From that totally disreputable, clickbait publication, Science.org:

> The Rubin Observatory, with an 8.4-meter mirror that will take pictures of the sky the size of 40 full Moons in 30-second exposures, "is the perfect machine for running into these satellites," Tyson says.

> He and his team conducted simulations that suggested the track of a satellite image across their camera would saturate each camera pixel as it passes, and cause leakage into neighboring ones. The resulting artifacts "cannot be removed in software. We have failed in doing that," Tyson says. The team looked at altering schedules to avoid satellite trails, but with such a wide field of view, avoiding thousands of satellites would end up as "a wild goose chase," he says.

Speaking of the Rubin Observatory:

> Simulations of the LSST observing cadence and the full 42,000 SpaceX satellite constellation show that as many as 30% of all LSST images would contain at least one satellite streak. With constellations of 400,000 LEOsats, most images will have very bright streaks.

> Due to its rapid cadence, LSST cannot usefully avoid tens of thousands of LEOsats.

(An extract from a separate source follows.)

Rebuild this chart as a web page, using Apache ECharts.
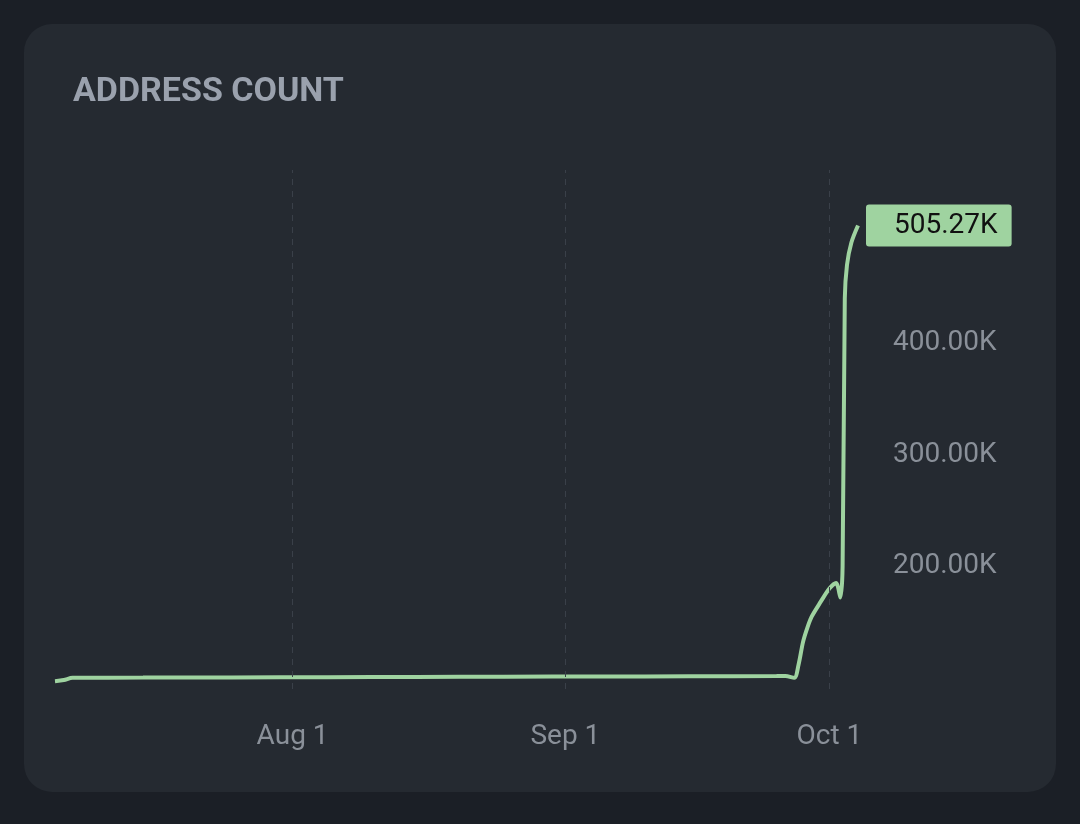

> Darkening satellites to 7th magnitude would simplify removal of some artifacts in LSST images, but there is no guarantee most of the satellites will be limited in brightness to fainter than 7th magnitude.

> The bright main satellite trail would still be present, potentially creating bogus alerts and systematics at low surface brightness. This is a challenge for science data analysis, adding significant effort and potentially limiting discovery of the unexpected.

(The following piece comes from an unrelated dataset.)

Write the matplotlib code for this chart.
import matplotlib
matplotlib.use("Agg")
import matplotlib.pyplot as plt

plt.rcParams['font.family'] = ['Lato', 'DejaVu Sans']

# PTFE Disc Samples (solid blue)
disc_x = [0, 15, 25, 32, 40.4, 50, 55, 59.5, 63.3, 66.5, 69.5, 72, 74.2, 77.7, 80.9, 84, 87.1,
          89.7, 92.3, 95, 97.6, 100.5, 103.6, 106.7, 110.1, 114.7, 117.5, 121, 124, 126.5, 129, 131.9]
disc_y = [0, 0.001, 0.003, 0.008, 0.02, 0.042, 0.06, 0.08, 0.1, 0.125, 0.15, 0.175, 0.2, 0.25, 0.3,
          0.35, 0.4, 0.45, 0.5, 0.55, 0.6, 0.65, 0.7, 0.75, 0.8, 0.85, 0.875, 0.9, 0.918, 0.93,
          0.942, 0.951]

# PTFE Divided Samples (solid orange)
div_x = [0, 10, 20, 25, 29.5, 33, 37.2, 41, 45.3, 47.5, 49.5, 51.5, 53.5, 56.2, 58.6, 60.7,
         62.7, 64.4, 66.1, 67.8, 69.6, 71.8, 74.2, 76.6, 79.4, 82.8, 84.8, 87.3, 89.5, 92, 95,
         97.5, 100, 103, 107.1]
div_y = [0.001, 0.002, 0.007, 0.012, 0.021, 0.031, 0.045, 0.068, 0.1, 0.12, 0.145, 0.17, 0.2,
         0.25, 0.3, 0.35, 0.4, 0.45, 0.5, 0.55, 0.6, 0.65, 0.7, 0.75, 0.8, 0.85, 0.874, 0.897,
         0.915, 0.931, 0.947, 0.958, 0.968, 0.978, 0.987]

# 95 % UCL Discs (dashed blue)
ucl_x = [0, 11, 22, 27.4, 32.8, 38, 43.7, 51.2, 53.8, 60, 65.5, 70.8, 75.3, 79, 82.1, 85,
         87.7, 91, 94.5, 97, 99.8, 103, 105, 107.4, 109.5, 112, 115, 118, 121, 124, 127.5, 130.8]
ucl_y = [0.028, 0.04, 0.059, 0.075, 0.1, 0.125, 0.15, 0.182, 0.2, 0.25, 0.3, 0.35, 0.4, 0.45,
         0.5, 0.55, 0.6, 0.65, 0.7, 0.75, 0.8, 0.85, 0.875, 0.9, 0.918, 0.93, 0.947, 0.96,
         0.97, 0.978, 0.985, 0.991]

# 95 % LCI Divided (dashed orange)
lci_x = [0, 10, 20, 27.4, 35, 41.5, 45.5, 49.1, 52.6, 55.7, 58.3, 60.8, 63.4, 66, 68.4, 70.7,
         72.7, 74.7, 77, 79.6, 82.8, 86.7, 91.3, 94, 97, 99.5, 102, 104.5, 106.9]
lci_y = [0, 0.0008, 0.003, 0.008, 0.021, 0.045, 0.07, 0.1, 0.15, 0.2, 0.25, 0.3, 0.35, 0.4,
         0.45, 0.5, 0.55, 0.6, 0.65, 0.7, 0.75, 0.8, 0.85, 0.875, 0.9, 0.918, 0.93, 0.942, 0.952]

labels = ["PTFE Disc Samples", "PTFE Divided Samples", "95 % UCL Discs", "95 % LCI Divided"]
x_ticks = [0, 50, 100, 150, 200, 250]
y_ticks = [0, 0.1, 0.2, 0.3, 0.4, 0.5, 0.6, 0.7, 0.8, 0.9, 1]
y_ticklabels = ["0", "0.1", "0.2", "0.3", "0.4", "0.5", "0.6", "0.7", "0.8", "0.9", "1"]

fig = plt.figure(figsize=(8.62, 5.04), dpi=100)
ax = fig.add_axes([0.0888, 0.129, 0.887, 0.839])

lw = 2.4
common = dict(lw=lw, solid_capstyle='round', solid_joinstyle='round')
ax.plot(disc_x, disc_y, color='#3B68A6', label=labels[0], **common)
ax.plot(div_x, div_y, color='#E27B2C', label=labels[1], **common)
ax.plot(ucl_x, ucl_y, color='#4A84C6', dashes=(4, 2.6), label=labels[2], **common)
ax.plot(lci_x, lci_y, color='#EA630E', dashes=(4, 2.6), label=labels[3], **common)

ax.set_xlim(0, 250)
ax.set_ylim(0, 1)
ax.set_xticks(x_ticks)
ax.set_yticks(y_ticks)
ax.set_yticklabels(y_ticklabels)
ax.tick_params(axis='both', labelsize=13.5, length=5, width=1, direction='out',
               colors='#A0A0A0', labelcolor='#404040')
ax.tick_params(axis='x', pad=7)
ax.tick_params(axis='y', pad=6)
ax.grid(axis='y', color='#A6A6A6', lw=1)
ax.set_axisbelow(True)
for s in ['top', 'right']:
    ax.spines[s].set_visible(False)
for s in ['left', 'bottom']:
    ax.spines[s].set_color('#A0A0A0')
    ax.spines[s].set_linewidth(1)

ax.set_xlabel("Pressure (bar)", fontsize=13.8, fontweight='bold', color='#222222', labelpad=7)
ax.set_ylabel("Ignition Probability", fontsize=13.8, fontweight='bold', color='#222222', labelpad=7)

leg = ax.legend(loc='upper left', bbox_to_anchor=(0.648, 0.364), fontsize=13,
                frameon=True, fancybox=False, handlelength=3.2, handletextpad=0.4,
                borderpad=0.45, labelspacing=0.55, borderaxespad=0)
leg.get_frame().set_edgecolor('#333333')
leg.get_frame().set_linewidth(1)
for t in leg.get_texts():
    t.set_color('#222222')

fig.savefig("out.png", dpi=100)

> However there is a larger challenge: because of the unprecedented large samples, LSST science will be limited by systematics rather than sample variance (area incompleteness). Of concern are various systematic effects that do not simply scale with the number of lost pixels—in other words, the residuals from these mitigation strategies on the science cases for which LSST was designed. For example, the LSST ability to detect asteroids approaching from directions interior to the Earth's orbit may be severely impacted because those directions are visible only during twilight when LEO satellites are brightest—nearly every LSST image taken at this time would be affected by at least one satellite trail. [My emphasis added]

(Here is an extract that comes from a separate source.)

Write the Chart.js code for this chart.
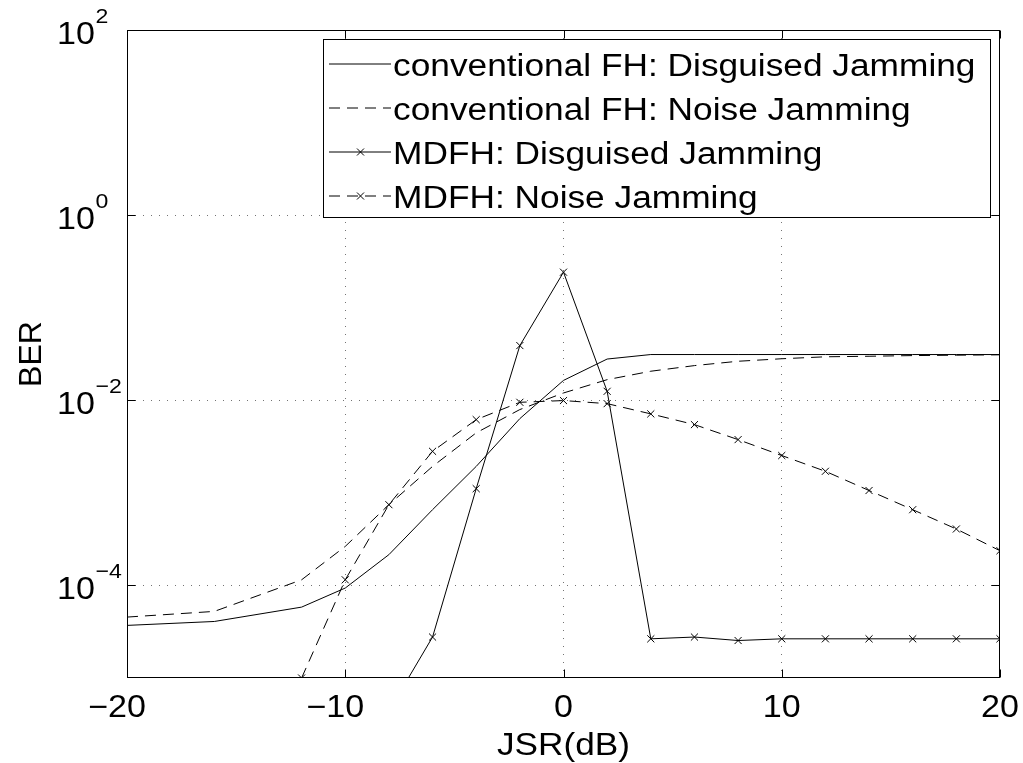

TLDR: I could provide further quotes, especially about the harm to radio astronomy, but the point here is that software can't remove the streak when the CCD has been saturated - that would be like dumping thousands of identical lemons into a bin that initially contains only one or two, shaking the bin vigorously, and then trying to identify the original occupants. This isn't about amateur astrophotography - this is about trying to identify transient phenomena that are captured in single exposures. No software in the world can undo the harm if hardware and physics don't allow for it.